Selon Chris Hedges, le culte de l’illusion de nos sociétés occidentales annonce la mort de la culture et le triomphe du spectacle. D’après son dernier livre, la culture du XXIe siècle, qui met en valeur le charme superficiel, la stimulation constante, la suprématie de la consommation, détourne constamment notre attention de la réalité. Si cette analyse s’avère juste pour l’industrie culturelle, je remarque qu’elle s’applique déjà à la politique des publics de certains musées.
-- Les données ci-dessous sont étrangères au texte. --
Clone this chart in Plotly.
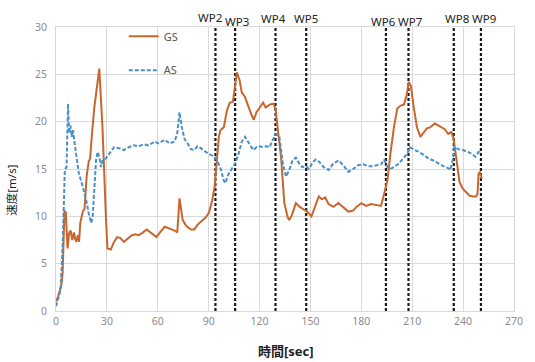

Le culte du divertissement masque le déclin de la culture du réel, il tente d’occulter l’insignifiance ou la vacuité de la vie, d’une certaine forme d’art, et de nous convaincre de prendre part à la grande messe régressive de la surconsommation. On baigne dans l’illusion du début à la fin. L’emballage vaut mieux que le contenu. Les individus adoptent inconsciemment les valeurs d’une culture de clichés, simplifiée à l’excès et rétrécie. Mais d’où provient-cette influence ? Cinéma, télé, porno, jeux vidéo ? Hollywood, Silicon Valley, Las Vegas ? La Californie en somme, où se tenait le dernier salon Museum & the web 2012 (San Diego) et où je me suis rendu. Et qu’est ce qu’on y a vu et entendu – mais pas seulement – ? Des sites internet « experientiels », scénographie à effets « wahou », le « storytelling » du parcours du visiteur, textes « compréhensible par un enfant de 10 ans », … Chris Hedges démontre que les individus dont la pratique sociale est fondée sur le renoncement au savoir, au pouvoir et au sens critique, n’hésitent pas à dépenser sans compter. Ce sont des consommateurs idéaux… Ceux qui devront bientôt remplacer la puissance publique pour le financement des structures culturelles, par exemple ?
Orwell craignait ceux qui interdiraient les livres. Huxley redoutait qu’il n’y ait même plus besoin d’interdire les livres, car plus personne n’aurait envie d’en lire.
Et oui on n’en est pas très loin. La culture populaire tend à mener niveler vers le bas. Vive la télévision.